Locate each line of the material that contains "this", then return it.

·····

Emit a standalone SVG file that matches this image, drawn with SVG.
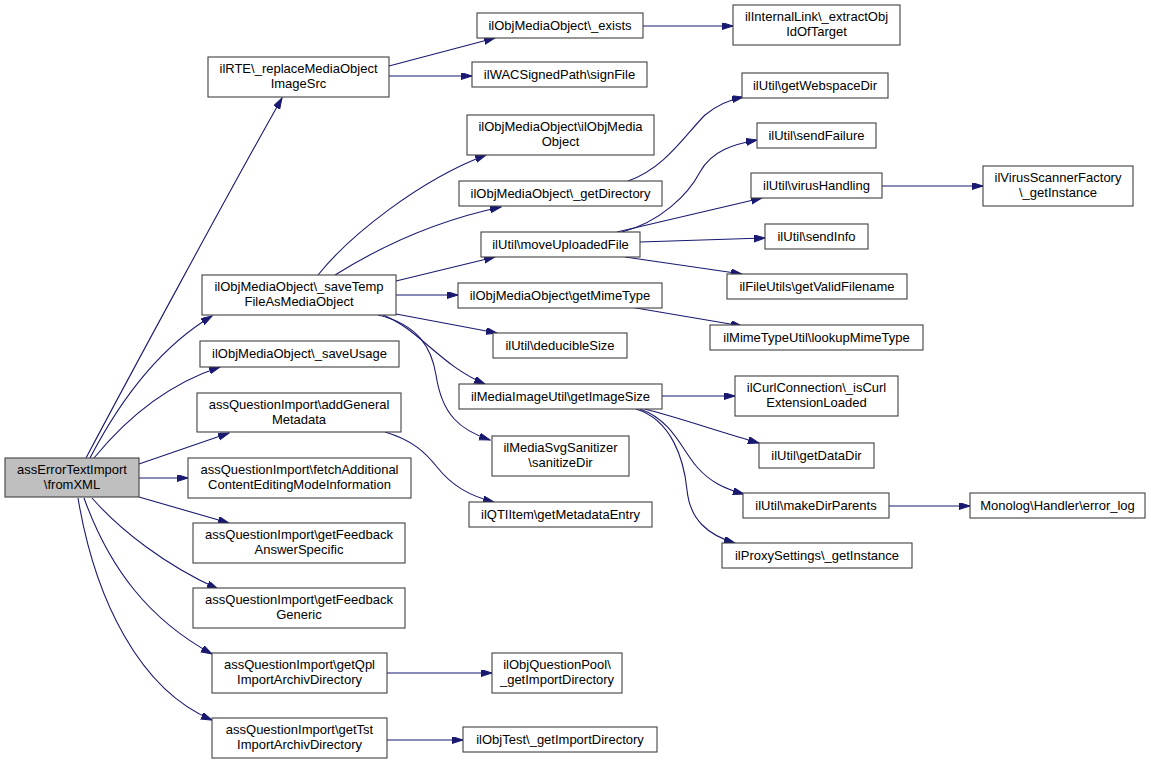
<svg xmlns="http://www.w3.org/2000/svg" width="1151" height="765" viewBox="0 0 1151 765">
<style>
.n rect{fill:#ffffff;stroke:#404040;stroke-width:1.1}
.n.root rect{fill:#bfbfbf}
.n text{font-family:"Liberation Sans",Arial,sans-serif;font-size:13px;fill:#000;text-anchor:middle}
.e path{fill:none;stroke:#191970;stroke-width:1.1;marker-end:url(#ah)}
</style>
<defs>
<marker id="ah" markerUnits="userSpaceOnUse" markerWidth="12" markerHeight="8" refX="11" refY="3.5" orient="auto">
<path d="M0,0 L11,3.5 L0,7 z" fill="#191970" stroke="#191970" stroke-width="1"/>
</marker>
</defs>
<rect width="1151" height="765" fill="#fff"/>
<g id="edges" class="e">
<path d="M 86,458 C 130,375 230,190 282,98"/>
<path d="M 90,458 C 115,410 155,350 212,316"/>
<path d="M 94,458 C 125,420 165,385 220,367"/>
<path d="M 139,464 L 229,433"/>
<path d="M 139,478 L 188,478"/>
<path d="M 139,497 L 229,523"/>
<path d="M 92,498 C 120,530 165,565 218,589"/>
<path d="M 84,498 C 110,570 150,620 212,654"/>
<path d="M 78,498 C 95,600 140,690 212,720"/>
<path d="M 389,66 L 495,38"/>
<path d="M 389,76 L 472,76"/>
<path d="M 643,26 L 733,26"/>
<path d="M 318,275 C 350,235 420,180 486,155"/>
<path d="M 335,275 C 375,250 430,222 501,207"/>
<path d="M 396,281 L 495,257"/>
<path d="M 396,295 L 458,295"/>
<path d="M 396,314 L 497,333"/>
<path d="M 383,315 C 420,330 440,365 485,384"/>
<path d="M 378,315 C 420,325 432,350 436,375 C 442,415 460,430 490,440"/>
<path d="M 628,181 C 665,168 685,135 705,115 C 717,105 728,100 743,97"/>
<path d="M 622,232 C 660,222 688,195 700,172 C 712,150 735,144 757,140"/>
<path d="M 617,232 L 762,198"/>
<path d="M 640,242 L 765,238"/>
<path d="M 625,257 L 742,274"/>
<path d="M 630,307 L 742,326"/>
<path d="M 882,186 L 983,186"/>
<path d="M 662,396 L 735,396"/>
<path d="M 645,409 C 680,418 720,432 759,443"/>
<path d="M 640,409 C 672,420 682,450 697,467 C 710,482 725,489 744,494"/>
<path d="M 636,409 C 672,420 684,460 687,490 C 690,520 708,535 735,543"/>
<path d="M 889,506 L 970,506"/>
<path d="M 385,432 C 412,440 425,452 437,467 C 452,486 470,496 494,502"/>
<path d="M 387,673 L 492,673"/>
<path d="M 387,740 L 463,740"/>
</g>
<g id="root" class="n root"><rect x="5" y="458" width="134" height="39"/><text x="72" y="474">assErrorTextImport</text><text x="72" y="489">\fromXML</text></g>
<g id="n1" class="n"><rect x="208" y="57" width="181" height="40"/><text x="298.5" y="73">ilRTE\_replaceMediaObject</text><text x="298.5" y="88">ImageSrc</text></g>
<g id="n2" class="n"><rect x="202" y="275" width="194" height="40"/><text x="299" y="291">ilObjMediaObject\_saveTemp</text><text x="299" y="306">FileAsMediaObject</text></g>
<g id="n3" class="n"><rect x="200" y="341" width="199" height="26"/><text x="299.5" y="358">ilObjMediaObject\_saveUsage</text></g>
<g id="n4" class="n"><rect x="197" y="393" width="204" height="39"/><text x="299" y="409">assQuestionImport\addGeneral</text><text x="299" y="424">Metadata</text></g>
<g id="n5" class="n"><rect x="188" y="458" width="223" height="40"/><text x="299.5" y="474">assQuestionImport\fetchAdditional</text><text x="299.5" y="489">ContentEditingModeInformation</text></g>
<g id="n6" class="n"><rect x="193" y="523" width="212" height="40"/><text x="299" y="539">assQuestionImport\getFeedback</text><text x="299" y="554">AnswerSpecific</text></g>
<g id="n7" class="n"><rect x="193" y="588" width="212" height="40"/><text x="299" y="604">assQuestionImport\getFeedback</text><text x="299" y="619">Generic</text></g>
<g id="n8" class="n"><rect x="212" y="653" width="175" height="40"/><text x="299.5" y="669">assQuestionImport\getQpl</text><text x="299.5" y="684">ImportArchivDirectory</text></g>
<g id="n9" class="n"><rect x="212" y="718" width="175" height="40"/><text x="299.5" y="734">assQuestionImport\getTst</text><text x="299.5" y="749">ImportArchivDirectory</text></g>
<g id="n10" class="n"><rect x="477" y="13" width="166" height="25"/><text x="560" y="30">ilObjMediaObject\_exists</text></g>
<g id="n11" class="n"><rect x="472" y="62" width="175" height="25"/><text x="559.5" y="79">ilWACSignedPath\signFile</text></g>
<g id="n12" class="n"><rect x="467" y="115" width="187" height="40"/><text x="560.5" y="131">ilObjMediaObject\ilObjMedia</text><text x="560.5" y="146">Object</text></g>
<g id="n13" class="n"><rect x="459" y="181" width="203" height="25"/><text x="560.5" y="198">ilObjMediaObject\_getDirectory</text></g>
<g id="n14" class="n"><rect x="481" y="232" width="159" height="25"/><text x="560.5" y="249">ilUtil\moveUploadedFile</text></g>
<g id="n15" class="n"><rect x="458" y="283" width="204" height="25"/><text x="560" y="300">ilObjMediaObject\getMimeType</text></g>
<g id="n16" class="n"><rect x="493" y="333" width="134" height="25"/><text x="560" y="350">ilUtil\deducibleSize</text></g>
<g id="n17" class="n"><rect x="459" y="384" width="203" height="25"/><text x="560.5" y="401">ilMediaImageUtil\getImageSize</text></g>
<g id="n18" class="n"><rect x="492" y="436" width="137" height="40"/><text x="560.5" y="452">ilMediaSvgSanitizer</text><text x="560.5" y="467">\sanitizeDir</text></g>
<g id="n19" class="n"><rect x="469" y="502" width="183" height="25"/><text x="560.5" y="519">ilQTIItem\getMetadataEntry</text></g>
<g id="n20" class="n"><rect x="492" y="653" width="130" height="40"/><text x="557" y="669">ilObjQuestionPool\</text><text x="557" y="684">_getImportDirectory</text></g>
<g id="n21" class="n"><rect x="463" y="727" width="194" height="25"/><text x="560" y="744">ilObjTest\_getImportDirectory</text></g>
<g id="n22" class="n"><rect x="733" y="5" width="167" height="40"/><text x="816.5" y="21">ilInternalLink\_extractObj</text><text x="816.5" y="36">IdOfTarget</text></g>
<g id="n23" class="n"><rect x="742" y="73" width="146" height="25"/><text x="815" y="90">ilUtil\getWebspaceDir</text></g>
<g id="n24" class="n"><rect x="757" y="123" width="119" height="25"/><text x="816.5" y="140">ilUtil\sendFailure</text></g>
<g id="n25" class="n"><rect x="751" y="173" width="131" height="25"/><text x="816.5" y="190">ilUtil\virusHandling</text></g>
<g id="n26" class="n"><rect x="765" y="224" width="103" height="25"/><text x="816.5" y="241">ilUtil\sendInfo</text></g>
<g id="n27" class="n"><rect x="727" y="274" width="180" height="25"/><text x="817" y="291">ilFileUtils\getValidFilename</text></g>
<g id="n28" class="n"><rect x="710" y="325" width="213" height="25"/><text x="816.5" y="342">ilMimeTypeUtil\lookupMimeType</text></g>
<g id="n29" class="n"><rect x="735" y="376" width="163" height="40"/><text x="816.5" y="392">ilCurlConnection\_isCurl</text><text x="816.5" y="407">ExtensionLoaded</text></g>
<g id="n30" class="n"><rect x="759" y="443" width="115" height="25"/><text x="816.5" y="460">ilUtil\getDataDir</text></g>
<g id="n31" class="n"><rect x="743" y="493" width="146" height="25"/><text x="816" y="510">ilUtil\makeDirParents</text></g>
<g id="n32" class="n"><rect x="722" y="543" width="190" height="25"/><text x="817" y="560">ilProxySettings\_getInstance</text></g>
<g id="n33" class="n"><rect x="983" y="166" width="150" height="40"/><text x="1058" y="182">ilVirusScannerFactory</text><text x="1058" y="197">\_getInstance</text></g>
<g id="n34" class="n"><rect x="970" y="493" width="175" height="25"/><text x="1057.5" y="510">Monolog\Handler\error_log</text></g>
</svg>
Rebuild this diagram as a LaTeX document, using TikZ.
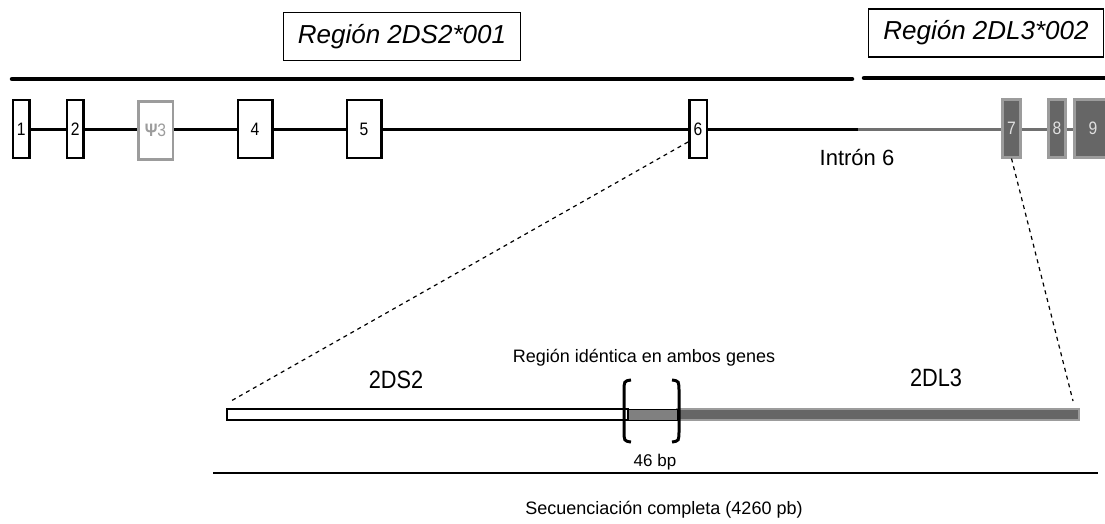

·····

**WRITTEN SOLUTION:**
Emit a standalone SVG file that matches this image, drawn with SVG.
Rebuild this diagram as a LaTeX document, using TikZ.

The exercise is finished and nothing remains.